# Cell reduction after thaw



## Guest (Feb 2, 2006)

I've had an FET today.  3 out of our 6 embryos were defrosted:

1 - didn't survive
1- developed into a blastocyst - transferred 
1- was a 6 cell yesterday but lost a couple of cells and was transferred as a 4-cell

The embryologist said that there was a chance with the 4-cell, hence the transfer. 
Is this possible?  Can an embryo lose cells when it's defrosted and then pick up again?  

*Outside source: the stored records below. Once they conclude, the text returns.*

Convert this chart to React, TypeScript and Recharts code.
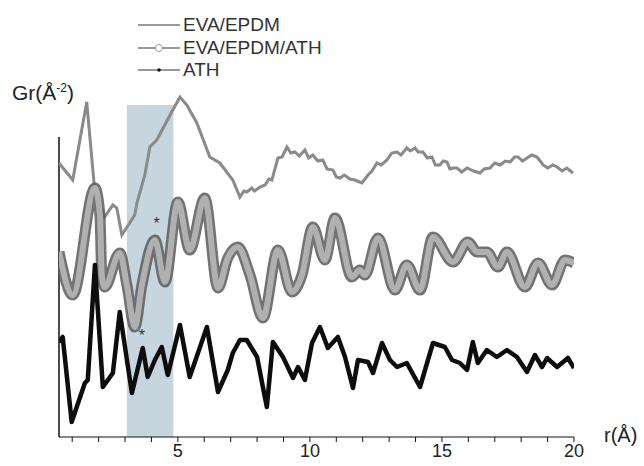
import {
  LineChart, Line, XAxis, YAxis, ReferenceArea, ReferenceLine, ReferenceDot,
} from 'recharts'

// [r (Å), G(r) offset, arbitrary units]
const evaEpdm: [number, number][] = [
  [0.5, 274], [1.02, 257], [1.55, 335], [1.85, 247], [2.23, 220], [2.54, 232], [2.69, 229],
  [2.88, 202], [3.37, 222], [3.45, 234], [3.75, 262], [3.94, 290], [4.2, 297], [4.81, 327],
  [5.08, 340], [5.34, 332], [5.72, 314], [6.21, 280], [6.59, 274], [7.08, 257], [7.35, 240],
  [7.5, 246], [7.61, 245], [7.8, 249], [7.9, 246], [8.11, 250], [8.3, 252], [8.45, 258],
  [8.56, 257], [8.79, 279], [8.95, 280], [9.13, 290], [9.28, 284], [9.43, 285], [9.6, 281],
  [9.81, 287], [9.95, 279], [10.11, 282], [10.3, 276], [10.49, 277], [10.65, 268],
  [10.87, 267], [11.0, 260], [11.14, 259], [11.3, 262], [11.52, 258], [11.7, 257],
  [11.97, 254], [12.2, 262], [12.35, 266], [12.54, 274], [12.7, 272], [12.92, 277],
  [13.1, 284], [13.3, 285], [13.45, 282], [13.67, 289], [13.8, 286], [13.98, 289],
  [14.1, 285], [14.28, 285], [14.45, 279], [14.62, 280], [14.75, 272], [14.92, 272],
  [15.05, 276], [15.19, 275], [15.3, 268], [15.42, 269], [15.57, 269], [15.75, 265],
  [15.95, 269], [16.2, 266], [16.44, 264], [16.6, 268], [16.82, 269], [17.0, 274],
  [17.2, 272], [17.4, 276], [17.58, 275], [17.75, 280], [17.88, 280], [18.05, 276],
  [18.22, 279], [18.4, 282], [18.6, 280], [18.83, 272], [19.0, 269], [19.2, 272],
  [19.36, 270], [19.55, 266], [19.73, 269], [19.96, 264],
]

const evaEpdmAth: [number, number][] = [
  [0.5, 185], [1.02, 142], [1.86, 249], [2.05, 222], [2.12, 162], [2.23, 150], [2.8, 184],
  [3.07, 152], [3.37, 110], [3.64, 152], [4.13, 197], [4.51, 155], [5.0, 235], [5.45, 187],
  [6.02, 239], [6.52, 149], [6.89, 179], [7.27, 190], [7.73, 162], [8.22, 119], [8.79, 187],
  [9.32, 145], [9.7, 162], [10.11, 210], [10.57, 177], [10.95, 219], [11.59, 160],
  [11.89, 167], [12.08, 162], [12.58, 199], [13.22, 147], [13.67, 172], [14.17, 147],
  [14.66, 200], [15.42, 175], [15.98, 195], [16.33, 185], [16.7, 185], [17.12, 170],
  [17.46, 185], [18.14, 150], [18.64, 174], [19.17, 152], [19.66, 177], [20.0, 174],
]

const ath: [number, number][] = [
  [0.5, 95], [0.64, 100], [0.98, 15], [1.48, 54], [1.59, 57], [1.86, 172], [2.16, 50],
  [2.54, 64], [2.8, 125], [3.26, 44], [3.67, 89], [3.86, 60], [4.13, 77], [4.39, 90],
  [4.62, 62], [5.08, 112], [5.45, 60], [6.1, 110], [6.52, 45], [6.89, 67], [7.08, 84],
  [7.35, 97], [7.61, 97], [8.0, 80], [8.22, 50], [8.37, 30], [8.6, 95], [8.98, 80],
  [9.36, 59], [9.55, 70], [9.81, 57], [10.08, 94], [10.38, 110], [10.68, 89], [11.06, 100],
  [11.33, 80], [11.63, 49], [11.82, 77], [12.2, 75], [12.39, 64], [12.73, 94], [13.03, 77],
  [13.3, 70], [13.67, 74], [14.17, 50], [14.66, 94], [15.11, 90], [15.38, 77], [15.68, 74],
  [15.95, 67], [16.17, 95], [16.36, 74], [16.7, 87], [17.08, 80], [17.46, 87], [17.84, 80],
  [18.22, 65], [18.52, 82], [18.79, 70], [18.98, 79], [19.36, 70], [19.77, 79], [20.0, 69],
]

const xTicks = [1, 2, 3, 4, 5, 6, 7, 8, 9, 10, 11, 12, 13, 14, 15, 16, 17, 18, 19, 20]
const shade = { from: 3.07, to: 4.83, top: 332 }
const stars: [number, number][] = [[4.2, 214], [3.64, 102]]

const rows = (pts: [number, number][]) => pts.map(([r, g]) => ({ r, g }))

const font = '"Liberation Sans", Arial, sans-serif'

function Legend() {
  const items = [
    { name: 'EVA/EPDM', mark: null },
    { name: 'EVA/EPDM/ATH', mark: 'circle' },
    { name: 'ATH', mark: 'dot' },
  ]
  return (
    <div style={{ position: 'absolute', left: 138, top: 14, fontFamily: font, color: '#333', lineHeight: '22.5px' }}>
      {items.map((it) => (
        <div key={it.name} style={{ display: 'flex', alignItems: 'center', height: 22.5 }}>
          <svg width={42} height={10} style={{ marginRight: 3, flex: 'none' }}>
            <line x1={0} y1={5} x2={42} y2={5} stroke="#777" strokeWidth={1.5} />
            {it.mark === 'circle' && <circle cx={21} cy={5} r={3.5} fill="#fff" stroke="#999" />}
            {it.mark === 'dot' && <circle cx={21} cy={5} r={1.8} fill="#111" />}
          </svg>
          <span style={{ fontSize: 19, whiteSpace: 'nowrap' }}>{it.name}</span>
        </div>
      ))}
    </div>
  )
}

export default function App() {
  return (
    <div style={{ position: 'absolute', left: 0, top: 0, width: 644, height: 466, background: '#fff' }}>
      <LineChart width={644} height={466} margin={{ top: 87, right: 70, bottom: 4, left: 59 }}>
        <ReferenceArea
          x1={shade.from}
          x2={shade.to}
          y1={0}
          y2={shade.top}
          fill="#a9bfcc"
          fillOpacity={0.65}
          stroke="none"
        />
        <XAxis
          type="number"
          dataKey="r"
          domain={[0.5, 20]}
          ticks={xTicks}
          allowDataOverflow
          height={25}
          stroke="#111"
          tickSize={5}
          tickMargin={2}
          tickFormatter={(v: number) => (v % 5 === 0 ? String(v) : '')}
          tick={{ fill: '#222', fontSize: 18, fontFamily: font }}
        />
        <YAxis type="number" domain={[0, 350]} hide />
        <ReferenceLine
          segment={[{ x: 0.5, y: 0 }, { x: 0.5, y: 300 }]}
          stroke="#111"
          strokeWidth={1.5}
        />
        <Line
          data={rows(evaEpdm)}
          dataKey="g"
          type="linear"
          stroke="#8a8a8a"
          strokeWidth={3}
          dot={false}
          isAnimationActive={false}
        />
        <Line
          data={rows(evaEpdmAth)}
          dataKey="g"
          type="monotone"
          stroke="#5a5a5a"
          strokeWidth={11}
          strokeOpacity={0.85}
          dot={false}
          isAnimationActive={false}
        />
        <Line
          data={rows(evaEpdmAth)}
          dataKey="g"
          type="monotone"
          stroke="#b0b0b0"
          strokeWidth={6}
          dot={false}
          isAnimationActive={false}
        />
        <Line
          data={rows(ath)}
          dataKey="g"
          type="linear"
          stroke="#0d0d0d"
          strokeWidth={4.5}
          strokeLinejoin="round"
          dot={false}
          isAnimationActive={false}
        />
        {stars.map(([r, g]) => (
          <ReferenceDot
            key={r}
            x={r}
            y={g}
            r={0}
            label={{ value: '*', position: 'center', fill: '#333', fontSize: 16, fontFamily: font }}
          />
        ))}
      </LineChart>
      <Legend />
      <div style={{ position: 'absolute', left: 12, top: 75, fontFamily: font, fontSize: 21, color: '#222', lineHeight: '26px' }}>
        Gr(Å<sup style={{ fontSize: 12 }}>-2</sup>)
      </div>
      <div style={{ position: 'absolute', left: 604, top: 424, fontFamily: font, fontSize: 20, color: '#222' }}>
        r(Å)
      </div>
    </div>
  )
}
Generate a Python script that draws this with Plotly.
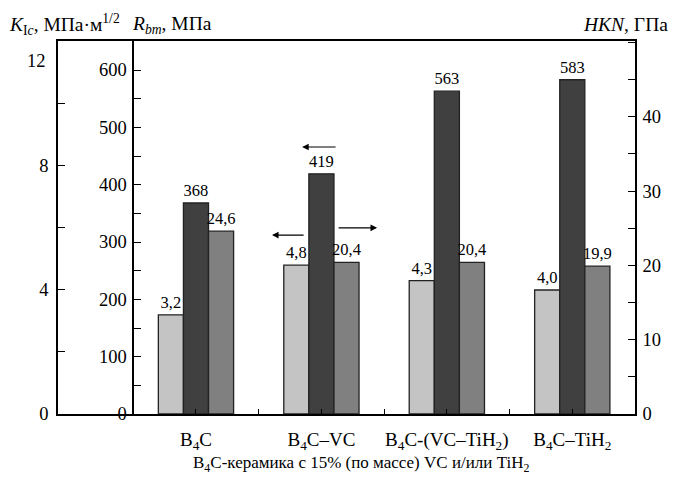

Good luck to everyone on the 2ww - For the first time I've started on the pineapple juice and brazil nuts (I hate brazil nuts !!)


----------



## freespirit. (Nov 24, 2004)

Hi Kathy ,
I think its quite common for embies to loose a few cell's in the thawing process . We had 2 embies defrosted , one defrosted 100% fine and kept all 8 cells , the other went from an 8 cell to a 5 cell . The embriologist was quite happy to go with both of them , even though we could have defrosted another to replace the 5 cell .
Wishing you lots of luck .
Love
Freespirit
x


----------



## Guest (Feb 3, 2006)

Hi Freespirit, 
Thanks for your reply.    

I was really really sorry to read about your BFN - I was following the FET winter wonders thread daily and was really keeping my fingers crossed for you.  

Take care, 
Kathy


----------



## laylar (Feb 25, 2004)

Hi Kathy
I was in a similar situation, 1 embryo lost a cell at defrost time and then picked up and the other didn't. I am now due in 6 weeks time - hang in there - and good luck

Laylar


----------



## allison kate (Aug 9, 2005)

best of luck Kathy...keeping everything crossed that your embie and blast make it       Was wondering, are they from different tx's, if one is a blast?

good luck with the pineapple and brazils (best to hold your nose while you eat them!!!!!!)

Lots of love
Allison xxxxx


----------



## Guest (Feb 7, 2006)

Thanks for the replies ladies !

Laylar - I soooo love hearing success stories - thankyou.  Good luck, only 6 wks to go !!!

Allison - I had 6 embies frozen from the last fresh cycle.  3 were defrosted this time, and one developed into blast after it defrosted.  The other went the opposite way !!
Have you started your FET yet?  

I've been so good with the nuts and juice  - although I've just reached the 'feeling very negative and don't know why I'm bothering with this lark again' stage. I know it will pass, but this 2ww is so hard ....aaarrrggghhhh

Kathy xxxx


----------